Brandon Seabrook is a damned fine jazz guitarist but I first think of him at the top of the heap of wack jazz banjo players. OK admittedly, it’s a small heap, but maybe that’s because few have the balls to even attempt this. OK, so maybe calling him the king is a slight to Eugene Chadbourne and possibly Bela Flek. Yeah, Eugene is the boss of bizarre banjo, no question. But after getting my synapses jolted by Seabrook’s new mindfuck of an album Sylphid Vitalizers (out now, via New Atlantis Records), though, calling Chadbourne the far-est out banjoist has suddenly become a shaky claim.

Seabrook has already captured a heaping helping of acclaim (Village Voice‘s “NYC’s Best Guitarist of 2012,” for instance) and has been on so many creative jazz records, like Mostly Other People Do the Killing and Jeremy Udden. Not to mention his own outfit, the Seabrook Power Plant. But Sylphid is officially his debut.

Debut albums aren’t usually so extreme, but that’s Seabrook’s true nature. “Ballad of Newfangled Vicissitudes” multi-tracks and warps furious banjo strumming. At times, it resembles an orchestra of backwoods swamp zombies with Terry Riley minimalism. A locust swarm of banjos also pervade “Mucoidal Woolgathering,” a relentless, repeating figure that mutates and reforms again before dissipating into the ether. Seabrook plays (possibly loops) a fingerpicked figure nearly throughout all of “Lurid Clusters,” making subtle modulations in the background electronic wash behind it.

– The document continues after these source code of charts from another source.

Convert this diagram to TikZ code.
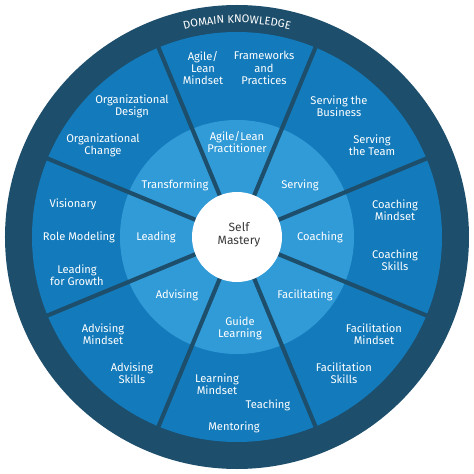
\documentclass[tikz,border=0pt]{standalone}
\usepackage{fontspec}
\setsansfont{Fira Sans}
\usetikzlibrary{decorations.text}

\definecolor{ringdark}{HTML}{1D4E6B}
\definecolor{outerblue}{HTML}{137ABB}
\definecolor{innerblue}{HTML}{319BD8}
\definecolor{coretext}{HTML}{3A3A3A}

\begin{document}
\begin{tikzpicture}[x=0.211mm, y=0.211mm,
% Node styles
 wheeltext/.style={font=\sffamily\fontsize{6.7}{7.3}\selectfont, text=white,
 align=center, inner sep=0pt},
 outer/.style={wheeltext},
 inner/.style={wheeltext},
 core/.style={wheeltext, text=coretext, font=\sffamily\fontsize{7.2}{7.8}\selectfont},
% Shape styles
 divider/.style={draw=ringdark, line width=2.5pt}
]
\useasboundingbox (-237,-237) rectangle (237,237);

% rings
\fill[ringdark] (0,0) circle[radius=232];
\fill[outerblue] (0,0) circle[radius=205];
\fill[innerblue] (0,0) circle[radius=117];

\foreach \a in {22.5,67.5,...,337.5}
 \draw[divider] (\a:40) -- (\a:206);

\fill[white] (0,0) circle[radius=45];

\path[decorate, decoration={text along path, text align=center, text color=white,
 text={|\sffamily\fontsize{6.7}{7}\selectfont|DOMAIN KNOWLEDGE}}]
 (150:214) arc[start angle=150, end angle=30, radius=214];

\node[core] (self) at (2,2) {Self\\Mastery};

% middle ring
\node[inner] (practitioner) at (0,95) {Agile/Lean\\Practitioner};
\node[inner] (serving) at (63,52) {Serving};
\node[inner] (coaching) at (83,0) {Coaching};
\node[inner] (facilitating) at (68,-58) {Facilitating};
\node[inner] (guide) at (3,-91) {Guide\\Learning};
\node[inner] (advising) at (-60,-58) {Advising};
\node[inner] (leading) at (-81,0) {Leading};
\node[inner] (transforming) at (-62,52) {Transforming};

% outer ring
\node[outer] (agilemindset) at (-34,169) {Agile/\\Lean\\Mindset};
\node[outer] (frameworks) at (27,169) {Frameworks\\and\\Practices};
\node[outer] (servbusiness) at (102,131) {Serving the\\Business};
\node[outer] (servteam) at (135,92) {Serving\\the Team};
\node[outer] (coachmindset) at (158,27) {Coaching\\Mindset};
\node[outer] (coachskills) at (158,-23) {Coaching\\Skills};
\node[outer] (facmindset) at (137,-97) {Facilitation\\Mindset};
\node[outer] (facskills) at (107,-136) {Facilitation\\Skills};
\node[outer] (teaching) at (31,-168) {Teaching};
\node[outer] (mentoring) at (-3,-190) {Mentoring};
\node[outer] (learnmindset) at (-20,-147) {Learning\\Mindset};
\node[outer] (advskills) at (-105,-136) {Advising\\Skills};
\node[outer] (advmindset) at (-134,-97) {Advising\\Mindset};
\node[outer] (growth) at (-160,-38) {Leading\\for Growth};
\node[outer] (rolemodel) at (-158,0) {Role Modeling};
\node[outer] (visionary) at (-164,33) {Visionary};
\node[outer] (orgchange) at (-134,92) {Organizational\\Change};
\node[outer] (orgdesign) at (-105,131) {Organizational\\Design};

\end{tikzpicture}
\end{document}
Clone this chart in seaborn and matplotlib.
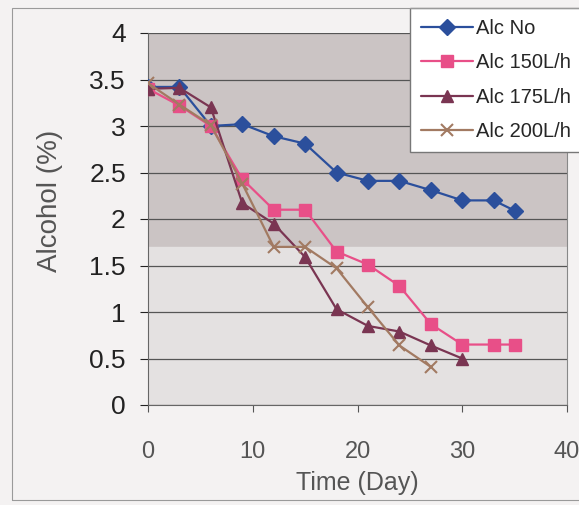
import matplotlib
matplotlib.use("Agg")
import matplotlib.pyplot as plt
import seaborn as sns
import pandas as pd
from matplotlib.patches import Rectangle

days_no = [0, 3, 6, 9, 12, 15, 18, 21, 24, 27, 30, 33, 35]
alc_no = [3.42, 3.42, 3.0, 3.02, 2.89, 2.81, 2.5, 2.41, 2.41, 2.31, 2.2, 2.2, 2.09]
days_150 = [0, 3, 6, 9, 12, 15, 18, 21, 24, 27, 30, 33, 35]
alc_150 = [3.4, 3.22, 3.0, 2.43, 2.1, 2.1, 1.65, 1.51, 1.28, 0.87, 0.65, 0.65, 0.65]
days_175 = [0, 3, 6, 9, 12, 15, 18, 21, 24, 27, 30]
alc_175 = [3.4, 3.41, 3.2, 2.17, 1.95, 1.59, 1.03, 0.85, 0.79, 0.64, 0.5]
days_200 = [0, 3, 6, 9, 12, 15, 18, 21, 24, 27]
alc_200 = [3.46, 3.23, 3.01, 2.38, 1.7, 1.7, 1.47, 1.05, 0.64, 0.41]

series_names = ["Alc No", "Alc 150L/h", "Alc 175L/h", "Alc 200L/h"]
y_ticks = [0, 0.5, 1, 1.5, 2, 2.5, 3, 3.5, 4]
y_tick_labels = ["0", "0.5", "1", "1.5", "2", "2.5", "3", "3.5", "4"]
x_ticks = [0, 10, 20, 30, 40]

df = pd.concat([
    pd.DataFrame({"Day": days_no, "Alcohol": alc_no, "Series": series_names[0]}),
    pd.DataFrame({"Day": days_150, "Alcohol": alc_150, "Series": series_names[1]}),
    pd.DataFrame({"Day": days_175, "Alcohol": alc_175, "Series": series_names[2]}),
    pd.DataFrame({"Day": days_200, "Alcohol": alc_200, "Series": series_names[3]}),
])

sns.set_style("white")
plt.rcParams["font.family"] = ["Liberation Sans", "DejaVu Sans"]

colors = {"Alc No": "#2b4f9c", "Alc 150L/h": "#e84f88",
          "Alc 175L/h": "#7a3552", "Alc 200L/h": "#a27a62"}
markers = {"Alc No": "D", "Alc 150L/h": "s", "Alc 175L/h": "^", "Alc 200L/h": "x"}

fig = plt.figure(figsize=(5.79, 5.05), dpi=100)
fig.patch.set_facecolor("#f4f2f2")
fig.patches.append(Rectangle((12/579, 1-500/505), 575/579, 492/505, transform=fig.transFigure,
                             fill=False, edgecolor="#9a9a9a", linewidth=0.8))
ax = fig.add_axes([148/579, 1-405/505, 419/579, 372/505])
ax.set_facecolor("#cbc4c4")
ax.axhspan(0, 1.7, color="#e4e1e1", zorder=0)

for name in series_names:
    sub = df[df["Series"] == name]
    sns.lineplot(data=sub, x="Day", y="Alcohol", ax=ax, color=colors[name],
                 marker=markers[name], markersize=9 if markers[name] != "D" else 8,
                 markeredgecolor=colors[name], markeredgewidth=1.5 if markers[name] == "x" else 1,
                 linewidth=1.6, label=name, zorder=3)

ax.set_xlim(0, 40)
ax.set_ylim(0, 4)
ax.set_yticks(y_ticks)
ax.set_yticklabels(y_tick_labels)
ax.set_xticks(x_ticks)
ax.yaxis.grid(True, color="#555555", linewidth=0.9)
ax.xaxis.grid(False)
ax.spines["top"].set_visible(False)
ax.spines["right"].set_color("#888888")
ax.spines["left"].set_color("#666666")
ax.spines["bottom"].set_color("#666666")
ax.tick_params(axis="y", labelsize=19, colors="#222222", length=6, direction="out", left=True, pad=10)
ax.tick_params(axis="x", labelsize=17, colors="#555555", length=5, direction="out", bottom=True, pad=21)
ax.set_xlabel("Time (Day)", fontsize=18, color="#555555", labelpad=6)
ax.set_ylabel("Alcohol (%)", fontsize=20, color="#555555")
ax.yaxis.set_label_coords(-0.203, 0.548)

leg = ax.legend(loc="upper left", bbox_to_anchor=(410/579, 1-8/505), bbox_transform=fig.transFigure,
                borderaxespad=0, fontsize=14.5, frameon=True, fancybox=False, edgecolor="#777777",
                handlelength=2.6, labelspacing=0.76, borderpad=0.55, handletextpad=0.12)
leg.get_frame().set_facecolor("white")
leg.get_frame().set_alpha(1)

fig.savefig("out.png", dpi=100, facecolor=fig.get_facecolor())
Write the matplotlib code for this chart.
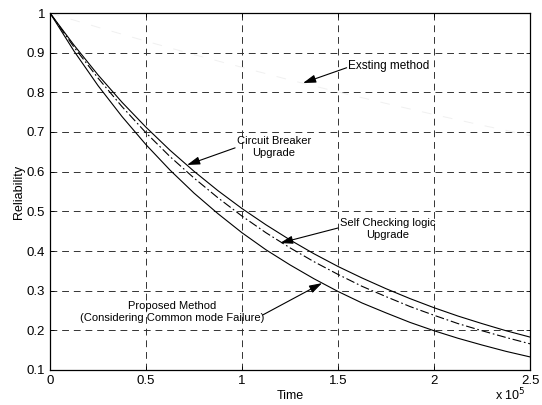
import matplotlib
matplotlib.use("Agg")
import matplotlib.pyplot as plt

plt.rcParams['font.family'] = ['Liberation Sans', 'DejaVu Sans']

# Time in units of 1e5
t = [0, 0.125, 0.25, 0.375, 0.5, 0.625, 0.75, 0.875, 1.0, 1.125, 1.25,
     1.375, 1.5, 1.625, 1.75, 1.875, 2.0, 2.125, 2.25, 2.375, 2.5]

circuit_breaker = [1, 0.919, 0.844, 0.775, 0.712, 0.654, 0.601, 0.552, 0.507, 0.466, 0.428,
                   0.393, 0.361, 0.332, 0.305, 0.280, 0.257, 0.236, 0.217, 0.199, 0.183]
self_checking = [1, 0.914, 0.836, 0.764, 0.698, 0.638, 0.584, 0.534, 0.488, 0.446, 0.408,
                 0.373, 0.341, 0.311, 0.285, 0.260, 0.238, 0.217, 0.199, 0.182, 0.166]
proposed = [1, 0.904, 0.817, 0.739, 0.668, 0.604, 0.546, 0.494, 0.446, 0.403, 0.365,
            0.330, 0.298, 0.269, 0.244, 0.220, 0.199, 0.180, 0.163, 0.147, 0.133]

t_exist = [0, 0.25, 0.5, 0.75, 1.0, 1.25, 1.5, 1.75, 2.0, 2.25, 2.5]
existing = [1, 0.964, 0.929, 0.895, 0.863, 0.831, 0.801, 0.772, 0.744, 0.717, 0.691]

xticks = [0, 0.5, 1, 1.5, 2, 2.5]
xticklabels = ['0', '0.5', '1', '1.5', '2', '2.5']
yticks = [0.1, 0.2, 0.3, 0.4, 0.5, 0.6, 0.7, 0.8, 0.9, 1.0]
yticklabels = ['0.1', '0.2', '0.3', '0.4', '0.5', '0.6', '0.7', '0.8', '0.9', '1']

fig = plt.figure(figsize=(5.42, 4.05), dpi=100)
ax = fig.add_axes([50/542, 35/405, 480/542, 357/405])

ax.plot(t_exist, existing, color='#f0f0f0', lw=0.7, ls=(0, (10, 12)))
ax.plot(t, circuit_breaker, color='black', lw=0.8, ls='-')
ax.plot(t, self_checking, color='black', lw=0.8, ls=(0, (8, 2.5, 1.5, 2.5)))
ax.plot(t, proposed, color='black', lw=0.8, ls='-')

ax.set_xlim(0, 2.5)
ax.set_ylim(0.1, 1.0)
ax.set_xticks(xticks)
ax.set_xticklabels(xticklabels)
ax.set_yticks(yticks)
ax.set_yticklabels(yticklabels)
ax.tick_params(direction='in', length=3, width=0.6, top=True, right=True,
               labelsize=9.5, colors='black')
ax.grid(True, color='#333333', lw=0.7, ls=(0, (7, 5)))
for s in ax.spines.values():
    s.set_linewidth(0.9)
    s.set_color('black')

ax.set_xlabel('Time', fontsize=9, labelpad=2)
ax.set_ylabel('Reliability', fontsize=9, labelpad=1)
fig.text(510/542, 10/405, r'x 10$^5$', fontsize=9, ha='center', va='center')

aprops = dict(arrowstyle='-|>,head_length=0.7,head_width=0.22', color='black',
              lw=0.8, mutation_scale=11, shrinkA=0, shrinkB=0)

ax.text(1.552, 0.866, 'Exsting method', fontsize=8.5, ha='left', va='center')
ax.annotate('', xy=(1.318, 0.8235), xytext=(1.545, 0.862), arrowprops=aprops)

ax.text(1.167, 0.662, 'Circuit Breaker\nUpgrade', fontsize=8, ha='center', va='center',
        linespacing=1.2)
ax.annotate('', xy=(0.714, 0.617), xytext=(0.964, 0.660), arrowprops=aprops)

ax.text(1.76, 0.4555, 'Self Checking logic\nUpgrade', fontsize=8, ha='center',
        va='center', linespacing=1.2)
ax.annotate('', xy=(1.198, 0.420), xytext=(1.50, 0.458), arrowprops=aprops)

ax.text(0.635, 0.246, 'Proposed Method\n(Considering Common mode Failure)', fontsize=8,
        ha='center', va='center', linespacing=1.2)
ax.annotate('', xy=(1.417, 0.319), xytext=(1.109, 0.239), arrowprops=aprops)

fig.savefig('out.png', dpi=100)
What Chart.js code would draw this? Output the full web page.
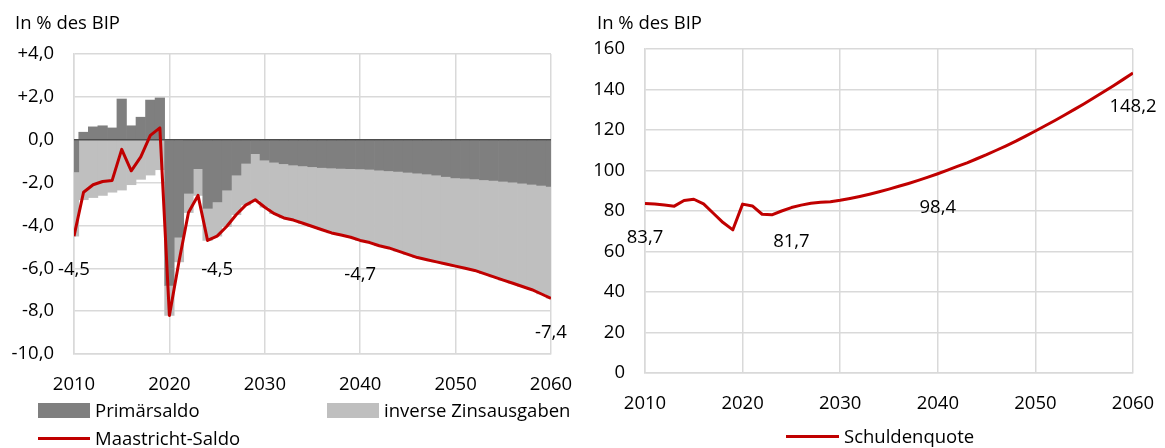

Seabrook’s guitar side gets a full hearing on this album, too. “Selfodomized Poltergeists” is layer after wicked layer of loud guitar, slashing through from all angles and leaving behind a trail of electronic dissonance. “Cabeza Spasms & Aural Championships” juxtaposes urgent metal shredding with desert-barren sonic textures and a chiming run of repeating chords resembling Rhys Chatman’s own guitar style.

It doesn’t matter if the experimental music is being rendered by electric guitar or banjo, Brandon Seabrook uses technology, virtuosity and — most importantly — a deviously fertile mind to blow the minds of anyone who comes across these recordings. Sylphid Vitalizers expands the world of what is possible with a banjo. And guitar, too.